Second you'll try to the HTML element that wraps each item. It might be a <div>, it might be a <tr>. You'll nee to use the web inspector to find it.

NYT exampleBillboard Hot 100 exampleSchoolboard minutes example

New York Times

Billboard Hot 100

Schoolboard

3. Find a selector for your HTML wrappers¶

Now you'll need to figure out how to talk to Python about those HTML wrappers. If you're lucky you'll be looking for <div class="story-wrapper"> but sometimes it's a little more complicated!

I personally like to use CSS selectors because I find it easiest to figure out how to pick your way down into the content you're looking for. For example, the CSS selectors for our examples are....

New York Times: .story-wrapper
Billboard: .o-chart-results-list-row
Schoolboard minutes: tr

CSS selector inspiration for rows¶

CSS selector example	What it means
`div`	Select all `<div>` elements
`div.story-wrapper`	Select all `<div>` elements with the class `story-wrapper`
`.story-wrapper`	Select all elements with the class `story-wrapper`
`#content .story-wrapper`	Select all elements with the class `story-wrapper` that are inside of something with the id of `content`
`div.story-wrapper > p`	Select all `<p>` elements that are inside of a `<div>` with the class `story-wrapper`
`table.minutes-table tbody tr`	Select all `<tr>` elements that are inside of a `<tbody>` that is inside of a `<table>` with the class `minutes-table`

4. Write your loop¶

Let's see if we did this right! Now you'll write a loop to check and make sure your wrapper is correct.

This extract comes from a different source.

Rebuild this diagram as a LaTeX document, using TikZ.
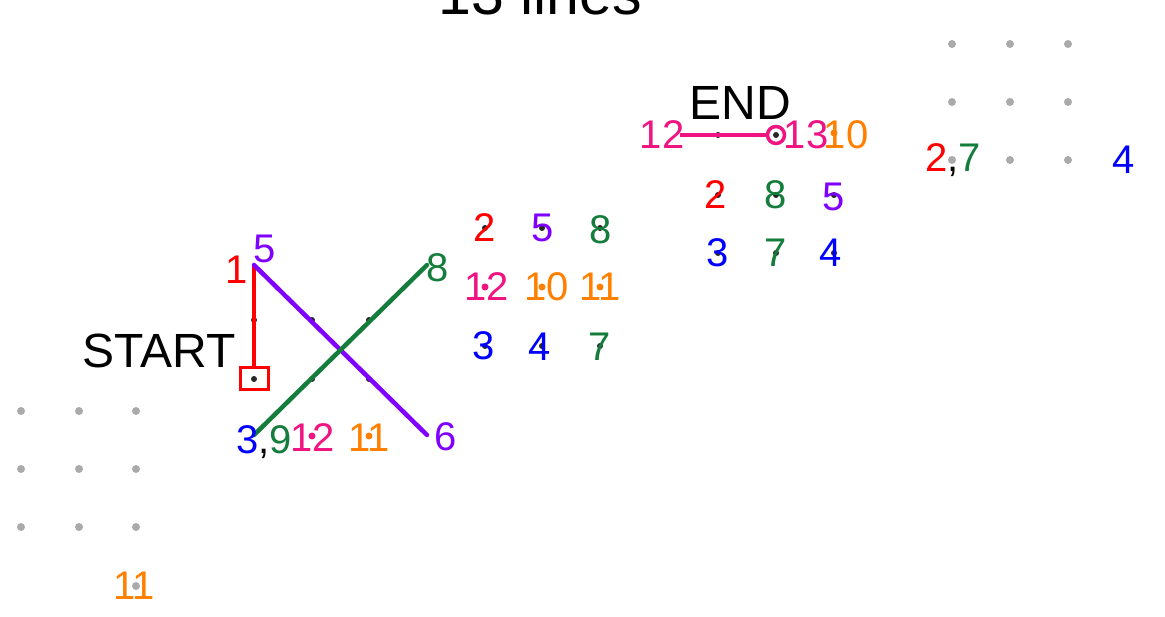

In this example I'm using BeautifulSoup for everything, but it'll work fine with Selenium or Playwright as well

stories = doc.select('div.story-wrapper')
for story in stories:
    print("----")
    print(story.text)

Does it print out what you were hoping? If it prints out extra content, that's usually okay, we can clean it up later. If it prints out less content than you were hoping, you'll need to tweak your selector.

5. Find your columns¶

Now make note of everything that will end up as a column.

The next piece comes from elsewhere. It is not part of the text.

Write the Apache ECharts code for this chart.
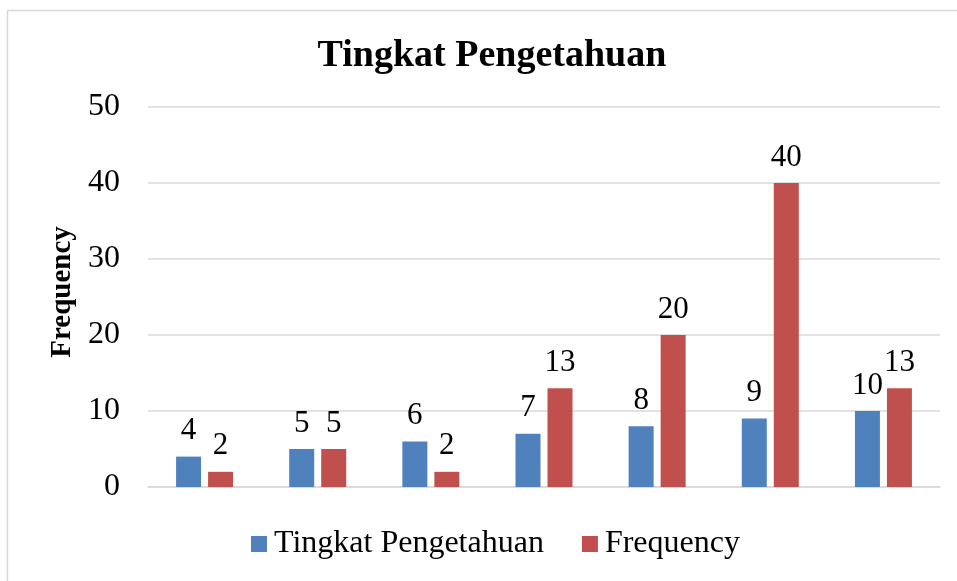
<!DOCTYPE html>
<html>
<head>
<meta charset="utf-8">
<script src="https://cdn.jsdelivr.net/npm/echarts@6/dist/echarts.min.js"></script>
<style>
  html, body { margin: 0; padding: 0; background: #fff; }
  #chart { width: 957px; height: 581px; }
</style>
</head>
<body>
<div id="chart"></div>
<script>
// values
const categories = ['1', '2', '3', '4', '5', '6', '7'];
const tingkatValues = [4, 5, 6, 7, 8, 9, 10];
const frequencyValues = [2, 5, 2, 13, 20, 40, 13];
const yTicks = { min: 0, max: 50, interval: 10 };

const serif = '"Liberation Serif", "Times New Roman", serif';

const chart = echarts.init(document.getElementById('chart'));

const labelStyle = {
  show: true,
  position: 'top',
  distance: 10,
  fontFamily: serif,
  fontSize: 31,
  color: '#000'
};

chart.setOption({
  animation: false,
  backgroundColor: '#fff',
  graphic: [{
    type: 'rect',
    left: 5,
    top: 8,
    shape: { width: 980, height: 600 },
    style: { fill: 'none', stroke: '#d9d9d9', lineWidth: 1.5 },
    silent: true
  }],
  title: {
    text: 'Tingkat Pengetahuan',
    left: 487,
    top: 32,
    textAlign: 'center',
    textStyle: {
      fontFamily: serif,
      fontWeight: 'bold',
      fontSize: 38,
      color: '#000'
    }
  },
  legend: {
    bottom: 16,
    left: 246,
    itemWidth: 16,
    itemHeight: 16,
    itemGap: 38,
    icon: 'rect',
    textStyle: { fontFamily: serif, fontSize: 32, color: '#000', padding: [0, 0, 0, 2] },
    data: ['Tingkat Pengetahuan', 'Frequency']
  },
  grid: { left: 148, right: 17, top: 107, bottom: 94 },
  xAxis: {
    type: 'category',
    data: categories,
    axisLine: { show: true, lineStyle: { color: '#d9d9d9', width: 1.5 } },
    axisTick: { show: false },
    axisLabel: { show: false }
  },
  yAxis: {
    type: 'value',
    min: yTicks.min,
    max: yTicks.max,
    interval: yTicks.interval,
    name: 'Frequency',
    nameLocation: 'middle',
    nameGap: 70,
    nameTextStyle: { fontFamily: serif, fontWeight: 'bold', fontSize: 29, color: '#000', padding: [0, 0, 0, 10] },
    axisLine: { show: false },
    axisTick: { show: false },
    axisLabel: { fontFamily: serif, fontSize: 32, color: '#000', margin: 28 },
    splitLine: { lineStyle: { color: '#d9d9d9', width: 1.5 } }
  },
  series: [
    {
      name: 'Tingkat Pengetahuan',
      type: 'bar',
      data: tingkatValues,
      barWidth: 25,
      barGap: '28%',
      itemStyle: { color: '#4F81BD' },
      label: labelStyle
    },
    {
      name: 'Frequency',
      type: 'bar',
      data: frequencyValues,
      barWidth: 25,
      itemStyle: { color: '#C0504D' },
      label: labelStyle
    }
  ]
});
</script>
</body>
</html>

New York Times exampleBillboard Hot 100 exampleSchool board minutes example

New York Times

Billboard Hot 100

Schoolboard

6. Select your columns¶

In the same way you needed to figure out the right selectors for the rows, yo'ull need to do the same for the columns. I recommend doing them one by one, testing after each, going through a process like this:

# This won't work for the NYT, it's just an example!
stories = doc.select('div.story-wrapper')
for story in stories:
    print("----")

    # Get the headline, comment out when it's working
    # title = story.select_one('h2.story-heading').text
    # print(title)

    # Get the story link, comment out when it's working
    link_url = story.select_one('a[href]')['href']
    print(link_url)

If not every row is going to have all of the columns, you can use try and except to say "try to do this, but if it doesn't work, just keep going!"

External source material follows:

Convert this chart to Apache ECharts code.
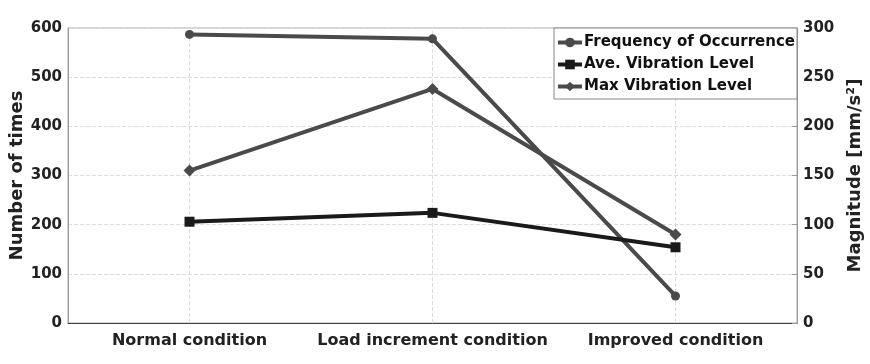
<!DOCTYPE html>
<html><head><meta charset="utf-8">
<script src="https://cdn.jsdelivr.net/npm/echarts@6/dist/echarts.min.js"></script>
<style>html,body{margin:0;padding:0;background:#fff}#c{width:870px;height:364px}</style>
</head><body><div id="c"></div>
<script>
const categories = ["Normal condition", "Load increment condition", "Improved condition"];
const frequency = [587, 578, 55];
const aveVibration = [103, 112, 77];
const maxVibration = [155, 238, 90];
const leftTicks = [0, 600, 100];
const rightTicks = [0, 300, 50];

const chart = echarts.init(document.getElementById('c'));
const font = 'DejaVu Sans, sans-serif';
const axisLab = {color:'#222', fontWeight:'bold', fontSize:15, fontFamily:font};
chart.setOption({
  animation:false,
  grid:{left:68, right:73, top:28, bottom:41, show:true, borderColor:'#aaa', borderWidth:1,
        containLabel:false, outerBoundsMode:'none'},
  legend:{
    orient:'vertical', right:73, top:28, itemGap:7, itemWidth:24, itemHeight:12,
    backgroundColor:'#fff', borderColor:'#888', borderWidth:1, padding:[7,2,5,2],
    lineStyle:{width:4},
    textStyle:{color:'#111', fontWeight:'bold', fontSize:15, fontFamily:font, padding:[0,0,0,-3]}
  },
  xAxis:{type:'category', data:categories, boundaryGap:true,
    axisLine:{lineStyle:{color:'#444', width:1}}, axisTick:{show:false},
    axisLabel:Object.assign({margin:10, interval:0}, axisLab, {fontSize:16}),
    splitLine:{show:false}
  },
  yAxis:[
    {type:'value', min:leftTicks[0], max:leftTicks[1], interval:leftTicks[2],
     name:'Number of times', nameLocation:'middle', nameGap:42, nameMoveOverlap:false,
     nameTextStyle:{color:'#222', fontWeight:'bold', fontSize:18, fontFamily:font},
     axisLine:{show:true, lineStyle:{color:'#999'}}, axisTick:{show:false},
     axisLabel:Object.assign({margin:6}, axisLab),
     splitLine:{show:true, lineStyle:{color:'#ddd', type:'dashed'}}},
    {type:'value', min:rightTicks[0], max:rightTicks[1], interval:rightTicks[2], position:'right',
     name:'Magnitude [mm/s²]', nameLocation:'middle', nameGap:49, nameMoveOverlap:false,
     nameTextStyle:{color:'#222', fontWeight:'bold', fontSize:18, fontFamily:font},
     axisLine:{show:true, lineStyle:{color:'#999'}}, axisTick:{show:true, inside:true, length:5, lineStyle:{color:'#999'}},
     axisLabel:Object.assign({margin:6}, axisLab), splitLine:{show:false}}
  ],
  series:[
    {name:'Frequency of Occurrence', type:'line', yAxisIndex:0, data:frequency, z:3,
     symbol:'circle', symbolSize:9, lineStyle:{color:'#4a4a4a', width:4}, itemStyle:{color:'#4a4a4a'},
     markLine:{silent:true, symbol:'none', label:{show:false}, z:1,
       lineStyle:{color:'#ddd', type:'dashed', width:1},
       data:categories.map(c => ({xAxis:c}))}},
    {name:'Ave. Vibration Level', type:'line', yAxisIndex:1, data:aveVibration, z:3,
     symbol:'rect', symbolSize:10, lineStyle:{color:'#1a1a1a', width:4}, itemStyle:{color:'#1a1a1a'}},
    {name:'Max Vibration Level', type:'line', yAxisIndex:1, data:maxVibration, z:3,
     symbol:'diamond', symbolSize:12, lineStyle:{color:'#4a4a4a', width:4}, itemStyle:{color:'#4a4a4a'}}
  ]
});
</script></body></html>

# This won't work for the NYT, it's just an example!
stories = doc.select('div.story-wrapper')
for story in stories:
    print("----")

    # Get the headline, comment out when it's working
    # title = story.select_one('h2.story-heading').text
    # print(title)

    # Get the story link, comment out when it's working
    try:
        link_url = story.select_one('a[href]')['href']
        print(link_url)
    except:
        print("No link for this story")

CSS selector inspiration for columns¶

CSS selector example	What it means
`h3`	Select all `<h3>` elements
`h3.story-title`	Select all `<h3>` elements with the class `story-title`
`a[href]`	Select all `<a>` elements that have an `href` attribute
`a[href$="pdf"]`	Select all `<a>` elements that have an `href` attribute that end with `pdf`
`a[href*="2002"]`	Select all `<a>` elements that have an `href` attribute that include the text 2002
`td:nth-child(3)`	Select the third `<td>` element in a row

7. Create a list of dictionaries¶

We started by printing everything out...

# This won't work for the NYT, it's just an example!
stories = doc.select('div.story-wrapper')
for story in stories:
    print("----")

    # title = story.select_one('h2.story-heading').text
    # print(title)

    link_url = story.select_one('a[href]')['href']
    print(link_url)

...but now instead of printing them out, we're going to save them into brand-new dictionaries.

# Start with zero rows
rows = []

# This won't work for the NYT, it's just an example!
stories = doc.select('div.story-wrapper')
for story in stories:
    print("----")

    # We start saying each row has no data
    row = {}

    row['title'] = story.select_one('h2.story-heading').text

    try:
        row['link_url'] = story.select_one('a[href]')['href']
    except:
        pass

    # Print it out just to help with debugging
    print(row)

    # Add our current row to our list of rows
    rows.append(row)

8. Convert into a DataFrame¶

The best reason to use pandas for this is data cleaning! We probably pulled in some stuff we didn't need, or weren't able to separate all of our columns earlier on. Now that we can push our list of dictionaries into pandas, life gets a lot easier.

import pandas as pd

# pandas doesn't care if the keys are different,
# it will just fill in the blanks with NaN
df = pd.DataFrame(rows)
df.head()

9. Save to a CSV¶

# Use index=False so we don't save the index column
df.to_csv('data.csv', index=False)